%%

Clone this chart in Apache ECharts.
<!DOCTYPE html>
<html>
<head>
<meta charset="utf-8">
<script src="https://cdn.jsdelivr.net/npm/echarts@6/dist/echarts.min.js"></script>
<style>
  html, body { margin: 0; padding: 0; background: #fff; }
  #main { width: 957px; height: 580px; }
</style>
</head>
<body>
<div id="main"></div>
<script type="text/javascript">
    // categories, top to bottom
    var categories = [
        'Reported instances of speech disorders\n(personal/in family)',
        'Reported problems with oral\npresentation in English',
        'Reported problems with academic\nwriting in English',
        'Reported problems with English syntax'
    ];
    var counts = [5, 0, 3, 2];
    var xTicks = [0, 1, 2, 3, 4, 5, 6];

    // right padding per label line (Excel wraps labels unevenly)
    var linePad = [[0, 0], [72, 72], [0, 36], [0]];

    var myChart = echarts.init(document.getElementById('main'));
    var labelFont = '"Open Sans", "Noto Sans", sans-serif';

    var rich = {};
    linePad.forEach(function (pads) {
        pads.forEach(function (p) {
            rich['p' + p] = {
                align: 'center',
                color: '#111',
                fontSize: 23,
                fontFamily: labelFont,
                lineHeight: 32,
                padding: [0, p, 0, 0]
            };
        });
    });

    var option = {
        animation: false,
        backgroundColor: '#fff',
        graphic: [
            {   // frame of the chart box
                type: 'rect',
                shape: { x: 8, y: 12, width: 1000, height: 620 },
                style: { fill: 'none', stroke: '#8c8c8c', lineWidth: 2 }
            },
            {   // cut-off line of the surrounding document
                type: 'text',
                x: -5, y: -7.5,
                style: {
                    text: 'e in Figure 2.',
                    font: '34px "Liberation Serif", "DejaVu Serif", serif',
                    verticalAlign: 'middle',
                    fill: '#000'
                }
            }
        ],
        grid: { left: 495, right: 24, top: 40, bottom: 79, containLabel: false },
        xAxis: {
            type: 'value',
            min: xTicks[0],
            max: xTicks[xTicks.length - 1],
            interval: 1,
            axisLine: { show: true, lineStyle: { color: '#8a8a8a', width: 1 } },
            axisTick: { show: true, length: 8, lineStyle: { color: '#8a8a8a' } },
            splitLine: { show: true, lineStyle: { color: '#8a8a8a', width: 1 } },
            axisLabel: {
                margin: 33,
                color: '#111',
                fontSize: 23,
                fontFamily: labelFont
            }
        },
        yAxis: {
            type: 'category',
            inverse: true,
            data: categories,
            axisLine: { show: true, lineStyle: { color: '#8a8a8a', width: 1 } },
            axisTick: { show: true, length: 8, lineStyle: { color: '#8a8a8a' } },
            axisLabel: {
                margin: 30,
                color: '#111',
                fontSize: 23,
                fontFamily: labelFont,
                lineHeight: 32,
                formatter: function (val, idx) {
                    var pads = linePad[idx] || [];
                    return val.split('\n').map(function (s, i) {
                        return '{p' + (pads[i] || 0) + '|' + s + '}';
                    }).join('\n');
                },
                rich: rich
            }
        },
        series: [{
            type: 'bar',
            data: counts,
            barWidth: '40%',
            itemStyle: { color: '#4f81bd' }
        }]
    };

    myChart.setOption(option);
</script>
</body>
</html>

%%
%%

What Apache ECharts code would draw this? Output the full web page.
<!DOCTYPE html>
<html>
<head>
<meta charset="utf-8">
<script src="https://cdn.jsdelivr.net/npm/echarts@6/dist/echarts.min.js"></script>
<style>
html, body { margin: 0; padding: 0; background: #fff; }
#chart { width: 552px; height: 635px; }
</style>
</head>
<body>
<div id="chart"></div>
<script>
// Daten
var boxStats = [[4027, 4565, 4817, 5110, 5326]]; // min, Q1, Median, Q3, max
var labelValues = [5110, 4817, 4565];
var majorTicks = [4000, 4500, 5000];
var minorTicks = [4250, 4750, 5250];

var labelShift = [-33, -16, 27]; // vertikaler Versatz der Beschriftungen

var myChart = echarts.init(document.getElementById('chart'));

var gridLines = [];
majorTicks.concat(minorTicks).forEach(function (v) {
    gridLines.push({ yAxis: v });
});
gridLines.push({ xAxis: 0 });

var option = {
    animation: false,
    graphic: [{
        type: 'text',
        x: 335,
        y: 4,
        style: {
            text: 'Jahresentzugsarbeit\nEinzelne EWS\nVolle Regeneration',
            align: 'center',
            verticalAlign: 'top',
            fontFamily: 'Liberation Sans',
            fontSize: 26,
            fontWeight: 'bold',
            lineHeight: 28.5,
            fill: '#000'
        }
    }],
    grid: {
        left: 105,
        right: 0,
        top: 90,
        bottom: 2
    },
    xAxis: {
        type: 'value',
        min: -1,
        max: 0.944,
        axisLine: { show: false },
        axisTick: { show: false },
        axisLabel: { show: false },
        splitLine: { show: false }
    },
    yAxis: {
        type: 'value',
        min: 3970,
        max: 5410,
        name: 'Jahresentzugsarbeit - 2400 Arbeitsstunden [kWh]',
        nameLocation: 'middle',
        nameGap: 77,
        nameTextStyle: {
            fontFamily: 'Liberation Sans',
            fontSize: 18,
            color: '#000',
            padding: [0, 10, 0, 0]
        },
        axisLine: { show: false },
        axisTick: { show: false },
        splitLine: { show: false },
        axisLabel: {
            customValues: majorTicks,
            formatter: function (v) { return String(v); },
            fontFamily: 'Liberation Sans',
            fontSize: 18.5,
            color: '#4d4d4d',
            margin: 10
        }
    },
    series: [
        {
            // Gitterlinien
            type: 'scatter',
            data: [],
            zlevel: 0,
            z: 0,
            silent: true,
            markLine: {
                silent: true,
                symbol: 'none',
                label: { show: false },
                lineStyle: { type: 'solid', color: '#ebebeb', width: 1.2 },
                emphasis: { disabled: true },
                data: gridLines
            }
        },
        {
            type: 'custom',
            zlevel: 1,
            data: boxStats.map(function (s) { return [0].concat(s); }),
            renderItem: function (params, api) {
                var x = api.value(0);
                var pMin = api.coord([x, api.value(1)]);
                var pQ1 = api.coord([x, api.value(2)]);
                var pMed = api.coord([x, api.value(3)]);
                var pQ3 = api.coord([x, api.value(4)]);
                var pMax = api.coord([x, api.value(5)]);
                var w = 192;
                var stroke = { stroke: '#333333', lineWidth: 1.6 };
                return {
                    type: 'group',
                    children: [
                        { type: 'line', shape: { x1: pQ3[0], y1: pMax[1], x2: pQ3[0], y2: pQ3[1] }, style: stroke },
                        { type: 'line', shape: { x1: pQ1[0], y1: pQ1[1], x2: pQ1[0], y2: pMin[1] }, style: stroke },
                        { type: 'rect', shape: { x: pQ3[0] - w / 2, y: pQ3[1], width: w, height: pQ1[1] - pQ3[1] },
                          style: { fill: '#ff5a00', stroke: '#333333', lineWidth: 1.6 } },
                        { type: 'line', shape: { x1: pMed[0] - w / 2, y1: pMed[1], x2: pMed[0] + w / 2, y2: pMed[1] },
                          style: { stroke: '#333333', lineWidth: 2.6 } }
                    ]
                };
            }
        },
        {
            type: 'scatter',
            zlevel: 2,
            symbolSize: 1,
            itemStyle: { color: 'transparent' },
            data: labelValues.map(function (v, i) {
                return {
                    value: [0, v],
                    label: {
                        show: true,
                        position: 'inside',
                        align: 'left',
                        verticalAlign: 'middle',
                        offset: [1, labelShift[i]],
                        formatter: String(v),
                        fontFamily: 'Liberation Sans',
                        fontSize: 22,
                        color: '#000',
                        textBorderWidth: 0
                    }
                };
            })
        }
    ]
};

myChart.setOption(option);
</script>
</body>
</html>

%%
%%

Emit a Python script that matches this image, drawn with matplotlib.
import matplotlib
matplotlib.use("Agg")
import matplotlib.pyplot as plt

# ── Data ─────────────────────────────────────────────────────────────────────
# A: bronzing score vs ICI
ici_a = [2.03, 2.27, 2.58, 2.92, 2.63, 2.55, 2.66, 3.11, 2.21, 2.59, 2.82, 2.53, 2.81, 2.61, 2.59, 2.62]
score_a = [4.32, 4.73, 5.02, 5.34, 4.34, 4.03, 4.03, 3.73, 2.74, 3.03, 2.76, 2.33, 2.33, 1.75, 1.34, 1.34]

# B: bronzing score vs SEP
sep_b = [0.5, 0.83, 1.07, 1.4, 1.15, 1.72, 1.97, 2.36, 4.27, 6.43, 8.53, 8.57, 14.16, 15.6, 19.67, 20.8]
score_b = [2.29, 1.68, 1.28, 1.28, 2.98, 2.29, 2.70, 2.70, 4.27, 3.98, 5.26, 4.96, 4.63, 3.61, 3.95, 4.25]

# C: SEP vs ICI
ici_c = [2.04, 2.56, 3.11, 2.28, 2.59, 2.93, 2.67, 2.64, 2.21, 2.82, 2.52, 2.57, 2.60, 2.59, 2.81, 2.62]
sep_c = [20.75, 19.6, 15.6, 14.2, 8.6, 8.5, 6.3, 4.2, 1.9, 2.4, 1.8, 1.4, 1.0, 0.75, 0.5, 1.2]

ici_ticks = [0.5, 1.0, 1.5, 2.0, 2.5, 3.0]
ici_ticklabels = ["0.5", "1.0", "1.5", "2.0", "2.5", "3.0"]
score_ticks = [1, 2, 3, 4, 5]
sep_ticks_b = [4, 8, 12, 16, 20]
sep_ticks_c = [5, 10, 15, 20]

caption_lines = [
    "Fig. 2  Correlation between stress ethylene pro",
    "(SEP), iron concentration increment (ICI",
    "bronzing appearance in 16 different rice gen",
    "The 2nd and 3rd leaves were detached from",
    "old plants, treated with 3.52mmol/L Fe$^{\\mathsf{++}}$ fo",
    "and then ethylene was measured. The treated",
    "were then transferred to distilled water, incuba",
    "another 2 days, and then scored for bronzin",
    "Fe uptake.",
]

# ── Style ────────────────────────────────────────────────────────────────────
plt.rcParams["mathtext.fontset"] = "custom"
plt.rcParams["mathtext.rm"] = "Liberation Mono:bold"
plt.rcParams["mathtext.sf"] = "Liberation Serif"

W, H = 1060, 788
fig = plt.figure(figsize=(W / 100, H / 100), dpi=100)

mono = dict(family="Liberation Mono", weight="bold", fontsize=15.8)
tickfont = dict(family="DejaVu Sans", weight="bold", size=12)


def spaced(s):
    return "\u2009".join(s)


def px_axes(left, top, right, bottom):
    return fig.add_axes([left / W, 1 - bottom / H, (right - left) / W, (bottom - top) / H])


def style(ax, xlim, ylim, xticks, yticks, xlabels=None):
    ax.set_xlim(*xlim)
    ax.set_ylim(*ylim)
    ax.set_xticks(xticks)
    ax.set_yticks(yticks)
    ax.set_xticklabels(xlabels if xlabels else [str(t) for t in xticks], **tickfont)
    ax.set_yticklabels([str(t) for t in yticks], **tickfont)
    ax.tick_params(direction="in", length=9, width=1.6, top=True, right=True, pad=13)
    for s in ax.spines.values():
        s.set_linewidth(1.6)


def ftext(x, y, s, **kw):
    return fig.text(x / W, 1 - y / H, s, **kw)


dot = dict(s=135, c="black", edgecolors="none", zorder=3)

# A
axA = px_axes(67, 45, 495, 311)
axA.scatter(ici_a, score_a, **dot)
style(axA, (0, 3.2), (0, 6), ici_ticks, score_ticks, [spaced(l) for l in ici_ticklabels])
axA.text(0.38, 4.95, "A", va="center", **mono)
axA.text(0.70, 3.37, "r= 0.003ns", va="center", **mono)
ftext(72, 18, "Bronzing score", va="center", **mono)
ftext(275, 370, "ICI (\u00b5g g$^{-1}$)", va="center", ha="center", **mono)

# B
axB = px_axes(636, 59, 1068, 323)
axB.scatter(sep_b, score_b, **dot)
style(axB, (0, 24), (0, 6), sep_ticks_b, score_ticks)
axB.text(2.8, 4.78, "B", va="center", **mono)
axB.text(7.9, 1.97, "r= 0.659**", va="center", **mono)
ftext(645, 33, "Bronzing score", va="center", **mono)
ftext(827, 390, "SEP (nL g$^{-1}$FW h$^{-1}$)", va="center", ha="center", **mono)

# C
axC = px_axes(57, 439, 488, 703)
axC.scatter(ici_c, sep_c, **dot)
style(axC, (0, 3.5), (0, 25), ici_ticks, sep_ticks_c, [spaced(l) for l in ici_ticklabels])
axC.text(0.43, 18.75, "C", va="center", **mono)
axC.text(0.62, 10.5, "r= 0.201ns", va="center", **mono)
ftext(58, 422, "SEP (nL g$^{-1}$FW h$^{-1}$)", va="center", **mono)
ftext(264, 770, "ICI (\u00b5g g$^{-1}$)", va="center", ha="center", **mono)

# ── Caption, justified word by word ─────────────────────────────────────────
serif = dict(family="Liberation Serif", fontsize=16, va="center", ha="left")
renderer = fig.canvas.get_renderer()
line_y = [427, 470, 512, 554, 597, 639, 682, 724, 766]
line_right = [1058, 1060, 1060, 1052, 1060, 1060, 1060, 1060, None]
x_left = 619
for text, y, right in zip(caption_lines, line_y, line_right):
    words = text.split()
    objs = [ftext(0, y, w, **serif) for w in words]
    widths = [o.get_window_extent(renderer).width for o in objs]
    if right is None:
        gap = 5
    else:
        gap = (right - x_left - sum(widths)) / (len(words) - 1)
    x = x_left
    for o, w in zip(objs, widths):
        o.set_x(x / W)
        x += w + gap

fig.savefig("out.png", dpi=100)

%%

**What you should do:** Gather each line in these records that contains the string "with".

**Solution:**
        'Reported problems with oral\npresentation in English',
        'Reported problems with academic\nwriting in English',
        'Reported problems with English syntax'
Emit a Python script that matches this image, drawn with matplotlib.
    "old plants, treated with 3.52mmol/L Fe$^{\\mathsf{++}}$ fo",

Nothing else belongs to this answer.